Kami akan mengerahkan penyidik dan pengawas untuk menginventarisasi TPA ilegal di seluruh wilayah di Indonesia dan akan menerapkan sanksi serupa bagi mereka yang tetap bandel menjalankan aktivitas ini
Lokasinya juga berada di bantaran Sungai Cisadane. Akibat kondisi itu, ujar Yazid, jika hujan, bisa dipastikan akan terjadi longsoran. Dari hasil pengambilan sampel dan uji klinis, terbukti di TPA tersebut terkandung bahan berbahaya beracun, seperti arsenik dan merkuri. ”Jika sampah pun akan masuk ke sungai, bisa dipastikan sungai juga ikut tercemar,” katanya.
Mengutip tarif
Motif dari kelima tersangka adalah meraup keuntungan dari setiap sampah yang dibuang di TPS ilegal tersebut. Sampai saat ini, ungkap Yazid, pihaknya masih terus menelusuri ke mana saja aliran dana dari perbuatan ilegal tersebut. ”Karena itu, penyelidikan akan terus berlangsung hingga menyentuh pihak yang turut menikmati aliran dana dari aktivitas di TPA ilegal tersebut,” ujarnya.

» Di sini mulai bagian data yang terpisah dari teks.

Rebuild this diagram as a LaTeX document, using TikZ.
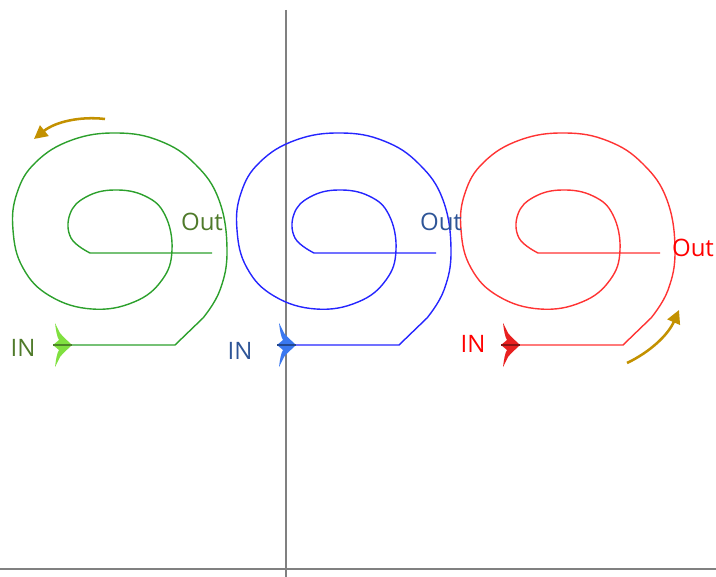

Atas perbuatannya, kelima tersangka dijerat dengan Pasal 98 dan/atau Pasal 99 Undang-Undang Nomor 32 Tahun 2009 tentang Perlindungan dan Pengelolaan Lingkungan Hidup dengan ancaman hukuman maksimal 15 tahun kurungan penjara dan denda hingga Rp 15 miliar.

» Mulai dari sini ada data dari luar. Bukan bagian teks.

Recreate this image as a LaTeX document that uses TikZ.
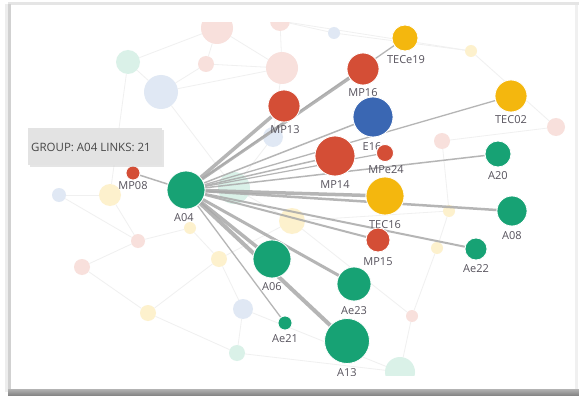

Direktur Jenderal Penegakan Hukum KLHK Rasio Sani menegaskan, sebelum menerapkan tindakan pidana, pihaknya sudah berkali-kali mengirimkan peringatan kepada pengelola. Namun, hal itu tetap saja tidak digubris dan aktivitas pembuangan sampah ilegal pun terus berlanjut. Bahkan di Kota Tangerang, walau plang sudah dipasang, pembuangan sampah ilegal malah bergeser ke titik sebelahnya.
Rasio menilai, pembuangan sampah di TPS ilegal ini akan sangat berbahaya. Selain dapat mencemari lingkungan, aktivitas ini juga mengancam keselamatan warga sekitar. Teringat peristiwa longsoran dan meledaknya TPA di Leuwigajah, Cimahi, yang menelan korban 157 jiwa. ”Jangan sampai kejadian tersebut terulang lagi,” ucapnya.

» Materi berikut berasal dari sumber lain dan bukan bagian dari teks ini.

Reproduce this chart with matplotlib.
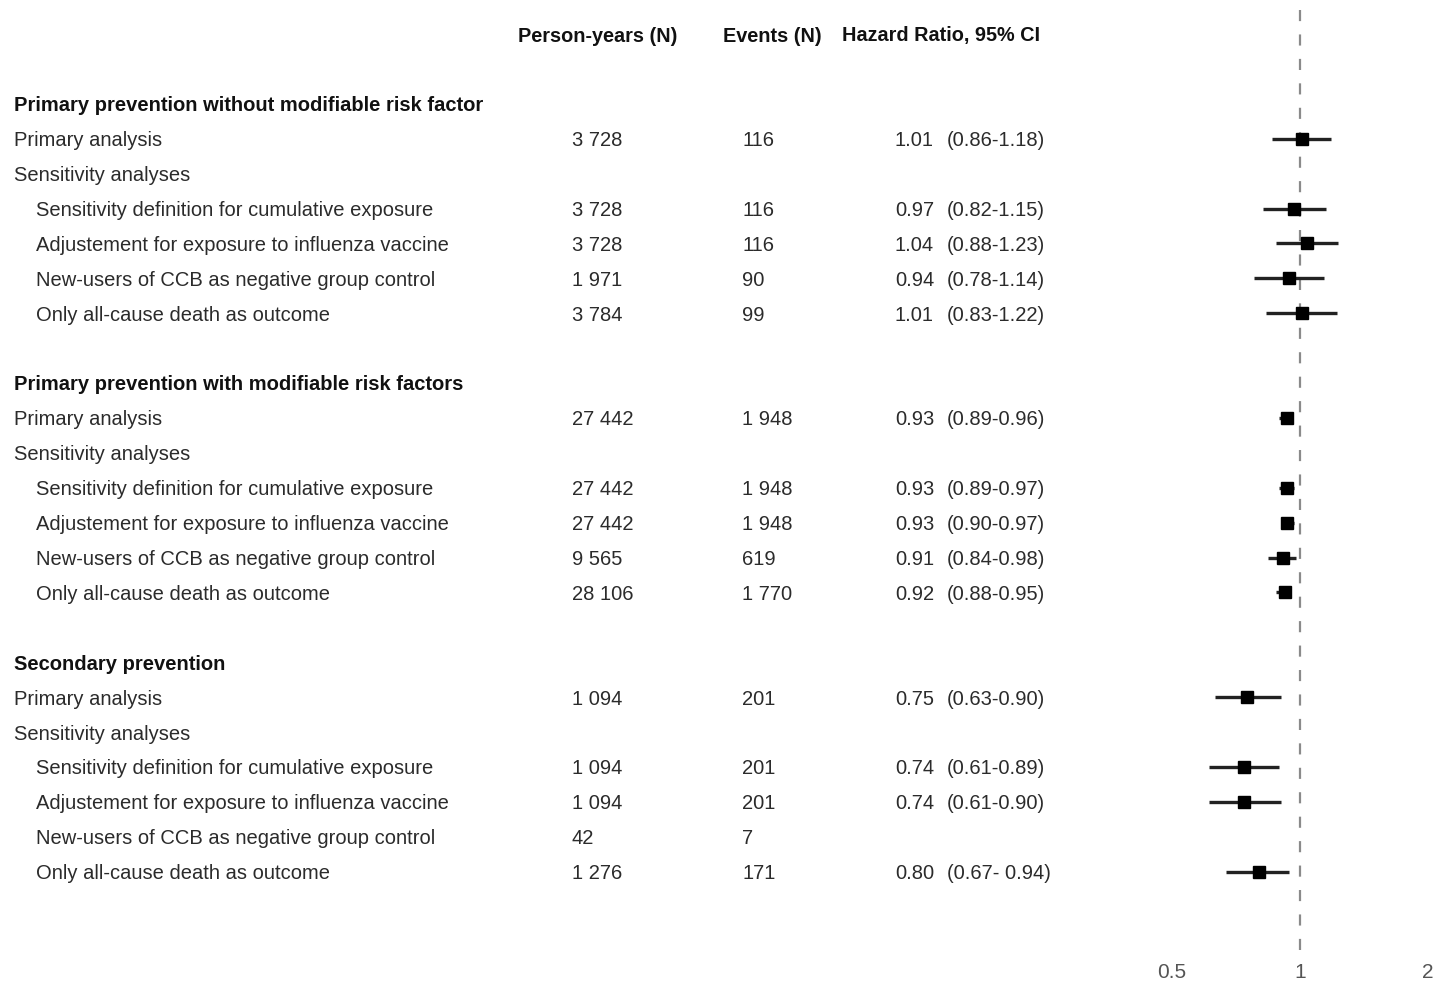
import matplotlib
matplotlib.use("Agg")
import matplotlib.pyplot as plt
import numpy as np

plt.rcParams['font.family'] = ['Liberation Sans', 'DejaVu Sans']

# ---- data ----
headers = ["Person-years (N)", "Events (N)", "Hazard Ratio, 95% CI"]

# row index (0 = header row), label, style: 'section' | 'plain' | 'indent'
row_idx = [2, 3, 4, 5, 6, 7, 8,
           10, 11, 12, 13, 14, 15, 16,
           18, 19, 20, 21, 22, 23, 24]
labels = [
    "Primary prevention without modifiable risk factor",
    "Primary analysis", "Sensitivity analyses",
    "Sensitivity definition for cumulative exposure",
    "Adjustement for exposure to influenza vaccine",
    "New-users of CCB as negative group control",
    "Only all-cause death as outcome",
    "Primary prevention with modifiable risk factors",
    "Primary analysis", "Sensitivity analyses",
    "Sensitivity definition for cumulative exposure",
    "Adjustement for exposure to influenza vaccine",
    "New-users of CCB as negative group control",
    "Only all-cause death as outcome",
    "Secondary prevention",
    "Primary analysis", "Sensitivity analyses",
    "Sensitivity definition for cumulative exposure",
    "Adjustement for exposure to influenza vaccine",
    "New-users of CCB as negative group control",
    "Only all-cause death as outcome",
]
styles = ['section', 'plain', 'plain', 'indent', 'indent', 'indent', 'indent'] * 3

person_years = ["", "3 728", "", "3 728", "3 728", "1 971", "3 784",
                "", "27 442", "", "27 442", "27 442", "9 565", "28 106",
                "", "1 094", "", "1 094", "1 094", "42", "1 276"]
events = ["", "116", "", "116", "116", "90", "99",
          "", "1 948", "", "1 948", "1 948", "619", "1 770",
          "", "201", "", "201", "201", "7", "171"]
hr = [None, 1.01, None, 0.97, 1.04, 0.94, 1.01,
      None, 0.93, None, 0.93, 0.93, 0.91, 0.92,
      None, 0.75, None, 0.74, 0.74, None, 0.80]
ci_low = [None, 0.86, None, 0.82, 0.88, 0.78, 0.83,
          None, 0.89, None, 0.89, 0.90, 0.84, 0.88,
          None, 0.63, None, 0.61, 0.61, None, 0.67]
ci_high = [None, 1.18, None, 1.15, 1.23, 1.14, 1.22,
           None, 0.96, None, 0.97, 0.97, 0.98, 0.95,
           None, 0.90, None, 0.89, 0.90, None, 0.94]
ci_text = ["", "(0.86-1.18)", "", "(0.82-1.15)", "(0.88-1.23)", "(0.78-1.14)", "(0.83-1.22)",
           "", "(0.89-0.96)", "", "(0.89-0.97)", "(0.90-0.97)", "(0.84-0.98)", "(0.88-0.95)",
           "", "(0.63-0.90)", "", "(0.61-0.89)", "(0.61-0.90)", "", "(0.67- 0.94)"]
xticks = [0.5, 1, 2]
xticklabels = ["0.5", "1", "2"]

# ---- layout ----
W, H = 1445, 981
fig = plt.figure(figsize=(W / 100, H / 100), dpi=100)
axt = fig.add_axes([0, 0, 1, 1])
axt.set_xlim(0, W)
axt.set_ylim(H, 0)
axt.axis('off')

row_y0, row_h = 34, 34.9
def ypos(k):
    return row_y0 + row_h * k

txt_col = '#2b2b2b'
fs = 14.5
dy = 2
# headers
for x, h in zip([518, 723, 842], headers):
    axt.text(x, ypos(0) + dy, h, fontsize=14.3, fontweight='bold', color='#111111',
             va='center', ha='left')

for k, lab, st, py, ev, h_, ct in zip(row_idx, labels, styles, person_years,
                                      events, hr, ci_text):
    y = ypos(k) + dy
    if st == 'section':
        axt.text(14, y, lab, fontsize=14.5, fontweight='bold', color='#111111',
                 va='center', ha='left')
    else:
        axt.text(14 if st == 'plain' else 36, y, lab, fontsize=fs, color=txt_col,
                 va='center', ha='left')
    if py:
        axt.text(572, y, py, fontsize=fs, color=txt_col, va='center', ha='left')
    if ev:
        axt.text(742, y, ev, fontsize=fs, color=txt_col, va='center', ha='left')
    if h_ is not None:
        axt.text(895, y, f"{h_:.2f}", fontsize=fs, color=txt_col, va='center', ha='left')
        axt.text(947, y, ct, fontsize=fs, color=txt_col, va='center', ha='left')

# forest axes
ax_left, ax_bottom_px = 1150, 955
axf = fig.add_axes([ax_left / W, (H - ax_bottom_px) / H, (W - ax_left) / W, ax_bottom_px / H])
axf.set_xscale('log')
axf.set_xlim(0.444, 2.19)
axf.set_ylim(ax_bottom_px, 0)
axf.patch.set_alpha(0)
for s in axf.spines.values():
    s.set_visible(False)

axf.plot([1, 1], [10, 950], color='#8a8a8a', lw=1.6, ls=(0, (5, 6)), zorder=1)

for k, h_, lo, hi in zip(row_idx, hr, ci_low, ci_high):
    if h_ is None:
        continue
    y = ypos(k)
    axf.plot([lo, hi], [y, y], color='#222222', lw=2.4, solid_capstyle='butt', zorder=2)
    axf.plot([h_], [y], marker='s', ms=8.5, color='black', zorder=3)

axf.set_yticks([])
axf.xaxis.set_minor_locator(matplotlib.ticker.NullLocator())
axf.set_xticks(xticks)
axf.set_xticklabels(xticklabels)
axf.tick_params(axis='x', length=0, pad=6, labelsize=15, labelcolor='#555555')

fig.savefig('out.png', dpi=100)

Ancaman pidana tidak hanya ditujukan kepada warga, pengelola, ataupun korporasi, bahkan sanksi juga akan menyasar kepada pemerintah daerah yang membiarkan aktivitas ini berlanjut.
”Kami akan mengerahkan penyidik dan pengawas untuk menginventarisasi TPA ilegal di seluruh wilayah di Indonesia dan akan menerapkan sanksi serupa bagi mereka yang tetap bandel menjalankan aktivitas ini,” kata Rasio.
Direktur Pengelolaan Sampah KLHK Novrizal Tahar menyebut pemberian sanksi pidana adalah satu dari beberapa upaya yang dilakukan pemerintah untuk mewujudkan pengelolaan sampah 100 persen secara baik dan benar di tahun 2025 seperti yang sudah diinstruksikan Presiden Joko Widodo. Karena itu, penindakan dan juga sosialisasi akan terus dilakukan tidak hanya di dua daerah ini, tetapi juga berlanjut ke seluruh daerah di Indonesia.
Sampai saat ini, ujar Novrizal, pengelolaan sampah yang benar di Indonesia baru mencapai 60 persen. ”Kami terus berupaya untuk melakukan sosialisasi kepada masyarakat agar mampu mengelola sampah dari tingkat terkecil dengan baik sehingga tumpukan sampah di TPA ilegal dapat diminimalkan,” katanya.
Akar masalah
Ketua Koalisi Persampahan Nasional Bagong Suyoto menilai, pemberian sanksi pidana bukan satu-satunya solusi untuk mengurangi TPA sampah ilegal karena tidak menyentuh akar masalahnya. Menurut Bagong, akar masalah dari munculnya TPA sampah ilegal adalah tidak cukupnya kapasitas TPA legal untuk menampung jumlah sampah yang diproduksi di suatu daerah.
Untuk di Kabupaten Bekasi saja, Bagong memperkirakan ada 81-115 TPA liar. TPA itu muncul karena daya tampung TPA Burangkeng sudah tidak mencukupi. Bagong pun menilai, pengelolaan TPA Burangkeng yang dicap legal pun sudah melanggar hukum karena dilakukan dengan skema open dumping.
Menurut dia, yang terpenting saat ini adalah membenahi infrastruktur dan pengelolaan sampah dengan memperbanyak tempat pengelolaan sampah-reduce, reuse, recycle (TPS3R) dan pusat daur ulang sampah (PDUS). ”Idealnya satu desa satu TPS3R,” katanya. Hal ini ampuh untuk mengurangi penumpukan di TPA karena sudah lebih dahulu dikelola oleh warga di desa masing-masing.
Memang, butuh dana yang cukup besar untuk membuat TPS3R atau PDUS, yakni sekitar Rp 5 miliar. Namun, jika memang ada kemauan, bisa saja dana desa digunakan untuk membangun TPS3R tersebut.
”Jika tidak ada kolaborasi dari sejumlah pihak, target Presiden untuk mencapai pengelolaan sampah 100 persen secara benar dan baik sangat sulit tercapai,” ujarnya.